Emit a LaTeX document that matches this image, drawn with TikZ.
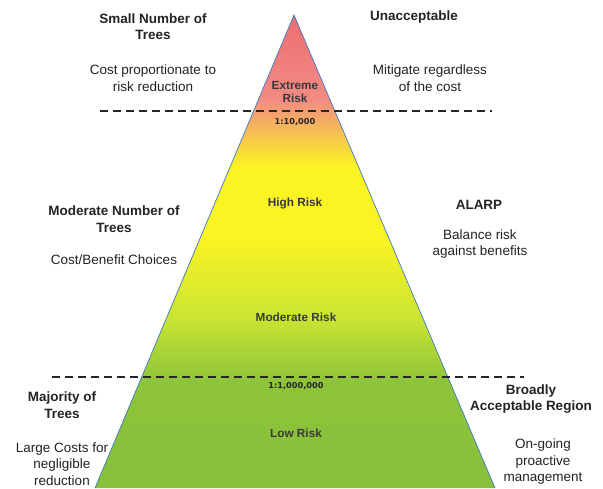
\documentclass[tikz,border=0pt]{standalone}
\usepackage{fontspec}
\setmainfont{Liberation Sans}
\newfontfamily\ratiofont{DejaVu Sans}
\definecolor{txt}{RGB}{35,35,40}
\definecolor{rtop}{RGB}{236,108,114}
\definecolor{rpink}{RGB}{242,140,130}
\definecolor{ryel}{RGB}{250,244,35}
\definecolor{rlime}{RGB}{200,228,50}
\definecolor{rgreen}{RGB}{142,196,58}
\definecolor{rgreen2}{RGB}{135,192,60}
\definecolor{edge}{RGB}{60,120,200}
\tikzset{
  title/.style={align=center,text=txt,font=\fontsize{13.5}{16.5}\selectfont\bfseries},
  body/.style={align=center,text=txt,font=\fontsize{13.5}{16.5}\selectfont},
  risk/.style={align=center,text=txt!90,font=\fontsize{11.8}{13}\selectfont\bfseries},
  ratio/.style={align=center,text=txt,font=\fontsize{8.2}{10}\selectfont\ratiofont\bfseries},
  divider/.style={line width=1.6pt,dash pattern=on 8pt off 5pt,black!85}
}
\begin{document}
\begin{tikzpicture}[x=1pt,y=-1pt]
\useasboundingbox (0,0) rectangle (603,488);
\fill[white] (0,0) rectangle (603,488);
% triangle
\coordinate (apex) at (294,15);
\coordinate (bl) at (95,488);
\coordinate (br) at (495,488);
\begin{scope}
\clip (apex) -- (bl) -- (br) -- cycle;
\shade[top color=rtop,bottom color=rpink] (0,10) rectangle (603,101);
\shade[top color=rpink,bottom color=ryel] (0,100) rectangle (603,166);
\fill[ryel] (0,165) rectangle (603,241);
\shade[top color=ryel,bottom color=rlime] (0,240) rectangle (603,321);
\shade[top color=rlime,bottom color=rgreen] (0,320) rectangle (603,381);
\shade[top color=rgreen,bottom color=rgreen2] (0,380) rectangle (603,490);
\end{scope}
\draw[edge,line width=0.7pt,line join=miter] (bl) -- (apex) -- (br);
% dividers
\coordinate (d1a) at (100,111);
\coordinate (d1b) at (492,111);
\coordinate (d2a) at (52,377);
\coordinate (d2b) at (524,377);
\draw[divider] (d1a) -- (d1b);
\draw[divider] (d2a) -- (d2b);
% inner labels
\node[risk] (extreme) at (295,91.5) {Extreme\\Risk};
\node[ratio] (r1) at (295,122) {1:10,000};
\node[risk] (high) at (295,203) {High Risk};
\node[risk] (moderate) at (296,317) {Moderate Risk};
\node[ratio] (r2) at (296,386) {1:1,000,000};
\node[risk] (low) at (296,433) {Low Risk};
% left column
\node[title] (small) at (153,26.5) {Small Number of\\Trees};
\node[body] (costprop) at (153,78) {Cost proportionate to\\risk reduction};
\node[title] (modnum) at (114,219) {Moderate Number of\\Trees};
\node[body] (costben) at (114,260) {Cost/Benefit Choices};
\node[title] (major) at (62,405) {Majority of\\Trees};
\node[body] (large) at (62,464) {Large Costs for\\negligible\\reduction};
% right column
\node[title] (unacc) at (414,17) {Unacceptable};
\node[body] (mitig) at (430,78) {Mitigate regardless\\of the cost};
\node[title] (alarp) at (479,205) {ALARP};
\node[body] (balance) at (480,244) {Balance risk\\against benefits};
\node[title] (broad) at (531,399) {Broadly\\Acceptable Region};
\node[body] (ongoing) at (543,462) {On-going\\proactive\\management};
\end{tikzpicture}
\end{document}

» What is being asked: Write the listing out a second time exactly, dropping all images.

» Exercise output:
Emit a LaTeX document that matches this image, drawn with TikZ.
\documentclass[tikz,border=0pt]{standalone}
\usepackage{fontspec}
\setmainfont{Liberation Sans}
\newfontfamily\ratiofont{DejaVu Sans}
\definecolor{txt}{RGB}{35,35,40}
\definecolor{rtop}{RGB}{236,108,114}
\definecolor{rpink}{RGB}{242,140,130}
\definecolor{ryel}{RGB}{250,244,35}
\definecolor{rlime}{RGB}{200,228,50}
\definecolor{rgreen}{RGB}{142,196,58}
\definecolor{rgreen2}{RGB}{135,192,60}
\definecolor{edge}{RGB}{60,120,200}
\tikzset{
  title/.style={align=center,text=txt,font=\fontsize{13.5}{16.5}\selectfont\bfseries},
  body/.style={align=center,text=txt,font=\fontsize{13.5}{16.5}\selectfont},
  risk/.style={align=center,text=txt!90,font=\fontsize{11.8}{13}\selectfont\bfseries},
  ratio/.style={align=center,text=txt,font=\fontsize{8.2}{10}\selectfont\ratiofont\bfseries},
  divider/.style={line width=1.6pt,dash pattern=on 8pt off 5pt,black!85}
}
\begin{document}
\begin{tikzpicture}[x=1pt,y=-1pt]
\useasboundingbox (0,0) rectangle (603,488);
\fill[white] (0,0) rectangle (603,488);
% triangle
\coordinate (apex) at (294,15);
\coordinate (bl) at (95,488);
\coordinate (br) at (495,488);
\begin{scope}
\clip (apex) -- (bl) -- (br) -- cycle;
\shade[top color=rtop,bottom color=rpink] (0,10) rectangle (603,101);
\shade[top color=rpink,bottom color=ryel] (0,100) rectangle (603,166);
\fill[ryel] (0,165) rectangle (603,241);
\shade[top color=ryel,bottom color=rlime] (0,240) rectangle (603,321);
\shade[top color=rlime,bottom color=rgreen] (0,320) rectangle (603,381);
\shade[top color=rgreen,bottom color=rgreen2] (0,380) rectangle (603,490);
\end{scope}
\draw[edge,line width=0.7pt,line join=miter] (bl) -- (apex) -- (br);
% dividers
\coordinate (d1a) at (100,111);
\coordinate (d1b) at (492,111);
\coordinate (d2a) at (52,377);
\coordinate (d2b) at (524,377);
\draw[divider] (d1a) -- (d1b);
\draw[divider] (d2a) -- (d2b);
% inner labels
\node[risk] (extreme) at (295,91.5) {Extreme\\Risk};
\node[ratio] (r1) at (295,122) {1:10,000};
\node[risk] (high) at (295,203) {High Risk};
\node[risk] (moderate) at (296,317) {Moderate Risk};
\node[ratio] (r2) at (296,386) {1:1,000,000};
\node[risk] (low) at (296,433) {Low Risk};
% left column
\node[title] (small) at (153,26.5) {Small Number of\\Trees};
\node[body] (costprop) at (153,78) {Cost proportionate to\\risk reduction};
\node[title] (modnum) at (114,219) {Moderate Number of\\Trees};
\node[body] (costben) at (114,260) {Cost/Benefit Choices};
\node[title] (major) at (62,405) {Majority of\\Trees};
\node[body] (large) at (62,464) {Large Costs for\\negligible\\reduction};
% right column
\node[title] (unacc) at (414,17) {Unacceptable};
\node[body] (mitig) at (430,78) {Mitigate regardless\\of the cost};
\node[title] (alarp) at (479,205) {ALARP};
\node[body] (balance) at (480,244) {Balance risk\\against benefits};
\node[title] (broad) at (531,399) {Broadly\\Acceptable Region};
\node[body] (ongoing) at (543,462) {On-going\\proactive\\management};
\end{tikzpicture}
\end{document}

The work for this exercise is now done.